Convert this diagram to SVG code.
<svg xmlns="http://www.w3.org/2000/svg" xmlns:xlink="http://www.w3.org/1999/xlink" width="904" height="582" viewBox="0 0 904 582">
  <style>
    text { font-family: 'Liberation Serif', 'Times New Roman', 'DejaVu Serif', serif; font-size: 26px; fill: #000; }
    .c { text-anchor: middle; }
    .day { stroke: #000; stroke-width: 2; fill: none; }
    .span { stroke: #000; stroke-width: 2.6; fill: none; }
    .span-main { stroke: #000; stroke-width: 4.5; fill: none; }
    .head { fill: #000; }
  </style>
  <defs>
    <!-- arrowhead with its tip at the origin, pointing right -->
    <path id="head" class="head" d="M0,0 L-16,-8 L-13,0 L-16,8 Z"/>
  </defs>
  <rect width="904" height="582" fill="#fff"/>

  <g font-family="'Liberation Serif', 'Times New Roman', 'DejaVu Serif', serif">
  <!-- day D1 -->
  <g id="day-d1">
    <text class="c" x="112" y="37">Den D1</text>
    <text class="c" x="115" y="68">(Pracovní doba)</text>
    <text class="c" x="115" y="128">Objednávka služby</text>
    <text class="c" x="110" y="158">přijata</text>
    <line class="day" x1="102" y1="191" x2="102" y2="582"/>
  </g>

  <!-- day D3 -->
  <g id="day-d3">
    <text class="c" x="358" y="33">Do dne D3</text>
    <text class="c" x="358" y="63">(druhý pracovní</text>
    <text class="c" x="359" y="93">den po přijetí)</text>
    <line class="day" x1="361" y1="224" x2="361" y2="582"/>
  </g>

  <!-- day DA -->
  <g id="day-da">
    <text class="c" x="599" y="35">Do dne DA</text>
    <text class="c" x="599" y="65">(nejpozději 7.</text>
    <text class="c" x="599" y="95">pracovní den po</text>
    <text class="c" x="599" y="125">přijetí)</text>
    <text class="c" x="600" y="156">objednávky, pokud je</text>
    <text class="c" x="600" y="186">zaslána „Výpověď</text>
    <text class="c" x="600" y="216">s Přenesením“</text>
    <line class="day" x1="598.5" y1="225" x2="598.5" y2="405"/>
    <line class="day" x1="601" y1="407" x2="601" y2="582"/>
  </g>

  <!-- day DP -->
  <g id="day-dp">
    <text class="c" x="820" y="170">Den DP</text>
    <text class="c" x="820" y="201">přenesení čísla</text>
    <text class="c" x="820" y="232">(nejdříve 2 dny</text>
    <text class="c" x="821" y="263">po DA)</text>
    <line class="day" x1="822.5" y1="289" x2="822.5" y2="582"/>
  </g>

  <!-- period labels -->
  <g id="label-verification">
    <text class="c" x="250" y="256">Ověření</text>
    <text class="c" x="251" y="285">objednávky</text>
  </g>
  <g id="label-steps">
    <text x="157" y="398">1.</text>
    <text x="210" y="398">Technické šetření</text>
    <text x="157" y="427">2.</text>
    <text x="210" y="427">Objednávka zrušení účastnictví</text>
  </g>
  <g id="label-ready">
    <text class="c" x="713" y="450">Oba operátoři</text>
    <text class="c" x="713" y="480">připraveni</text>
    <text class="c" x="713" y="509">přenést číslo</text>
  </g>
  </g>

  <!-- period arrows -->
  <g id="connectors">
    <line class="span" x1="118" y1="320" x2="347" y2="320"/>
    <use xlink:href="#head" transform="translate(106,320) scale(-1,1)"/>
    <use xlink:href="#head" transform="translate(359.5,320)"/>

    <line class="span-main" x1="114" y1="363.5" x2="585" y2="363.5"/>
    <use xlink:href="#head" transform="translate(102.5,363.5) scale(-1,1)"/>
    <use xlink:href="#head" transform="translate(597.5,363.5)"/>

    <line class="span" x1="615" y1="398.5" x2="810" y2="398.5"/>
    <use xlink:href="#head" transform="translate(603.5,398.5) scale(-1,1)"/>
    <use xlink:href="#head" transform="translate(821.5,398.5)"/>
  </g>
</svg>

■ ■ ■ ■ ■

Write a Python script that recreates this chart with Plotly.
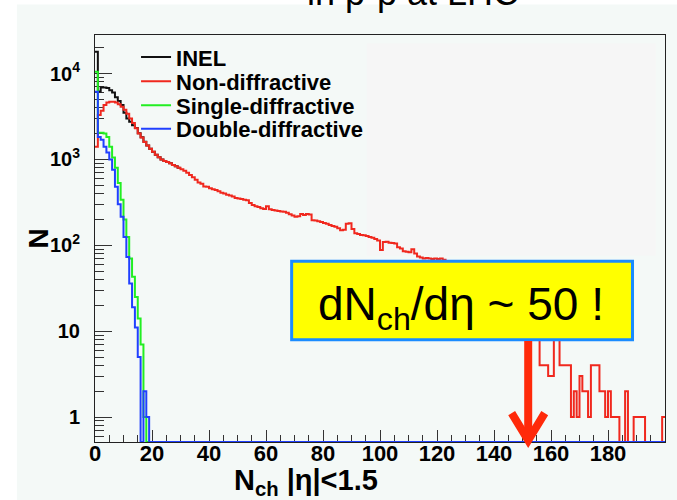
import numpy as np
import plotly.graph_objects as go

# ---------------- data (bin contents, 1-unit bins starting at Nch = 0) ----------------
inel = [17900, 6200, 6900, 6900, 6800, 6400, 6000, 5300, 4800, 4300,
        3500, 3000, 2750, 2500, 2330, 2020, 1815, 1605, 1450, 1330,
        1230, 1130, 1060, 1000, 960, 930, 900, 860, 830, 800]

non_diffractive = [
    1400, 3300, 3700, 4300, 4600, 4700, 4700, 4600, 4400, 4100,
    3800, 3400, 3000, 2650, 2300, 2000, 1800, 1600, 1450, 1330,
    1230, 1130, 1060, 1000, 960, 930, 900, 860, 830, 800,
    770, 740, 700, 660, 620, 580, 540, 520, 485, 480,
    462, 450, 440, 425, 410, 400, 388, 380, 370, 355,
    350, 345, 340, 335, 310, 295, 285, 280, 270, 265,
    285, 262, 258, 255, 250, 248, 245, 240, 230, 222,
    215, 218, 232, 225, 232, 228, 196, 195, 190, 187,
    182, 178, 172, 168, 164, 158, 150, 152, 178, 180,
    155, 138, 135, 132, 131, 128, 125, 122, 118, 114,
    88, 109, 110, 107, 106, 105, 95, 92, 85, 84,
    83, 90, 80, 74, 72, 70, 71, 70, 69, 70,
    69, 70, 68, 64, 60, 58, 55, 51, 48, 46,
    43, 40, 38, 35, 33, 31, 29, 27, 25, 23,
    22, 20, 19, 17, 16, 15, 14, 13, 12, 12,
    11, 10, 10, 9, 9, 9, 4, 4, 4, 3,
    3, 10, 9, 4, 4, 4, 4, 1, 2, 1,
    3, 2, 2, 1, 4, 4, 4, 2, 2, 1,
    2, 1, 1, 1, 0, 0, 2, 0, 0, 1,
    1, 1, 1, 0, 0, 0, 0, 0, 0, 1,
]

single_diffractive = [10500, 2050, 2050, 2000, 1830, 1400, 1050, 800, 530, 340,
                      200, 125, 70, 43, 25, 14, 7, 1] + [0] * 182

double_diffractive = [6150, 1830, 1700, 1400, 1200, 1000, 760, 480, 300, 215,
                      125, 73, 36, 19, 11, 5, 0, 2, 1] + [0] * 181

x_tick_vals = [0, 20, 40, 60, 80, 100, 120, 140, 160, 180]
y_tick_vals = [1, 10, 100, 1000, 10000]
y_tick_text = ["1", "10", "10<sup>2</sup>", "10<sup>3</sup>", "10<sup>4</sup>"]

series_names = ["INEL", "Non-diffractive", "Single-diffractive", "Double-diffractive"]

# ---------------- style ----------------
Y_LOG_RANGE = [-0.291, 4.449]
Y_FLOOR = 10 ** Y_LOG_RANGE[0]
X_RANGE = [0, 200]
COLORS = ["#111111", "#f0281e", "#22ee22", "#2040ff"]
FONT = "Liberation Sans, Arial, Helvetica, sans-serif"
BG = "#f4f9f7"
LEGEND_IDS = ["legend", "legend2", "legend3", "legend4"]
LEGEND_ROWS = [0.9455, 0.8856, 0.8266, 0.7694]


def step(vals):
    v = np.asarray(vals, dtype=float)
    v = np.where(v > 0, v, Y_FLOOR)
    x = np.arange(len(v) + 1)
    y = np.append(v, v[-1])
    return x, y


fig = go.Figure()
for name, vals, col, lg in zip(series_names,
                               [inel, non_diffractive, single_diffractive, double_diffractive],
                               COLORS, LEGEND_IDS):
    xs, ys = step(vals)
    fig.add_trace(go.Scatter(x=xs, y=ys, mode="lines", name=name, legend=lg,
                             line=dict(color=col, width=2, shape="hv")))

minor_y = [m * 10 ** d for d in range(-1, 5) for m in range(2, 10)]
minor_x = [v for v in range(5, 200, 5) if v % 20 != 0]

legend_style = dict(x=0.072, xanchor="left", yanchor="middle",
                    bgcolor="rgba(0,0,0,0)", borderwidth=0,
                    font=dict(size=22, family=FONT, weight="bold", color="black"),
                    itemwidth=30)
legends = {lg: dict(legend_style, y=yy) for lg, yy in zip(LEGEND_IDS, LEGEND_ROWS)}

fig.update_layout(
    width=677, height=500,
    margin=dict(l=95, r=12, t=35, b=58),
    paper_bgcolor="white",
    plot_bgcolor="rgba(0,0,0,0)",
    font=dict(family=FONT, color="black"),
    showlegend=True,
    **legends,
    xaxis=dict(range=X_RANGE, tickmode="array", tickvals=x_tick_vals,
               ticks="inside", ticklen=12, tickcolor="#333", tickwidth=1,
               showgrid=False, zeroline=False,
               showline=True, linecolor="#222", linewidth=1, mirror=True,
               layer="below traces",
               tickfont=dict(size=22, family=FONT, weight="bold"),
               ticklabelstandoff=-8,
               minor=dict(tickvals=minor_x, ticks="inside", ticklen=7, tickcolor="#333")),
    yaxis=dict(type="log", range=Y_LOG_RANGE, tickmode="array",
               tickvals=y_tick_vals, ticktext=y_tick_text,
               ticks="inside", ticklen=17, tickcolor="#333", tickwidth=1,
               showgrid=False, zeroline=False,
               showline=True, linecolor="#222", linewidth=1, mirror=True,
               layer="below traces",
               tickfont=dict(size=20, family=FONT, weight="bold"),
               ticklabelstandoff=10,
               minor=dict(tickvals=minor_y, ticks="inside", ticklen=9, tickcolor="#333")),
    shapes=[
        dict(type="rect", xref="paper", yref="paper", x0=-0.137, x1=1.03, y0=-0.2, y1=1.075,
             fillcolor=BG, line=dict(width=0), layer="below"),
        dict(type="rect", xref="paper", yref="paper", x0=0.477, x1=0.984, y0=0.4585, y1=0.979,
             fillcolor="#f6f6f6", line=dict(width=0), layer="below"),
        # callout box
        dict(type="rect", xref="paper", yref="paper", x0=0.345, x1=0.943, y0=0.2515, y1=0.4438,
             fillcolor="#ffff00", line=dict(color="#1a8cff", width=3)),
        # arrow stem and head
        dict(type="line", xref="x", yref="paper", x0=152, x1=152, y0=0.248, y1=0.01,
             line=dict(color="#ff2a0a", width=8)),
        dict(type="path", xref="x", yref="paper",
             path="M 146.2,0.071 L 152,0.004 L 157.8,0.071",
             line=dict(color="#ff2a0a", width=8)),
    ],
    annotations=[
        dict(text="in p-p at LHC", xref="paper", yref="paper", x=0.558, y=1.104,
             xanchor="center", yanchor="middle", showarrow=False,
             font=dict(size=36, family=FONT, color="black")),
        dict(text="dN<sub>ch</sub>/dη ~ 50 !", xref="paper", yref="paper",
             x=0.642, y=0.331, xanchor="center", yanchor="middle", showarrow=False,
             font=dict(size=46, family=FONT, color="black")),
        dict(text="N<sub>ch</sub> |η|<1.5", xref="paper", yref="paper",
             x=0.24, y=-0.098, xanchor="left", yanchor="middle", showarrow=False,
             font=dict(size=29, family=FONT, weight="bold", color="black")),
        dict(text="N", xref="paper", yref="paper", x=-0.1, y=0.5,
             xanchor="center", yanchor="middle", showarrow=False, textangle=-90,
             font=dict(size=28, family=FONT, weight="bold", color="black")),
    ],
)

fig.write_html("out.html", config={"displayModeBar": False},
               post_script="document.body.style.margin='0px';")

■ ■ ■ ■ ■

● The problem: From the line containing "Write a Python" through the line containing "200, 125, 70, 43, 25, 14, 7, 1]", copy every line above exactly, without pictures.

● Written solution:
Write a Python script that recreates this chart with Plotly.
import numpy as np
import plotly.graph_objects as go

# ---------------- data (bin contents, 1-unit bins starting at Nch = 0) ----------------
inel = [17900, 6200, 6900, 6900, 6800, 6400, 6000, 5300, 4800, 4300,
        3500, 3000, 2750, 2500, 2330, 2020, 1815, 1605, 1450, 1330,
        1230, 1130, 1060, 1000, 960, 930, 900, 860, 830, 800]

non_diffractive = [
    1400, 3300, 3700, 4300, 4600, 4700, 4700, 4600, 4400, 4100,
    3800, 3400, 3000, 2650, 2300, 2000, 1800, 1600, 1450, 1330,
    1230, 1130, 1060, 1000, 960, 930, 900, 860, 830, 800,
    770, 740, 700, 660, 620, 580, 540, 520, 485, 480,
    462, 450, 440, 425, 410, 400, 388, 380, 370, 355,
    350, 345, 340, 335, 310, 295, 285, 280, 270, 265,
    285, 262, 258, 255, 250, 248, 245, 240, 230, 222,
    215, 218, 232, 225, 232, 228, 196, 195, 190, 187,
    182, 178, 172, 168, 164, 158, 150, 152, 178, 180,
    155, 138, 135, 132, 131, 128, 125, 122, 118, 114,
    88, 109, 110, 107, 106, 105, 95, 92, 85, 84,
    83, 90, 80, 74, 72, 70, 71, 70, 69, 70,
    69, 70, 68, 64, 60, 58, 55, 51, 48, 46,
    43, 40, 38, 35, 33, 31, 29, 27, 25, 23,
    22, 20, 19, 17, 16, 15, 14, 13, 12, 12,
    11, 10, 10, 9, 9, 9, 4, 4, 4, 3,
    3, 10, 9, 4, 4, 4, 4, 1, 2, 1,
    3, 2, 2, 1, 4, 4, 4, 2, 2, 1,
    2, 1, 1, 1, 0, 0, 2, 0, 0, 1,
    1, 1, 1, 0, 0, 0, 0, 0, 0, 1,
]

single_diffractive = [10500, 2050, 2050, 2000, 1830, 1400, 1050, 800, 530, 340,
                      200, 125, 70, 43, 25, 14, 7, 1] + [0] * 182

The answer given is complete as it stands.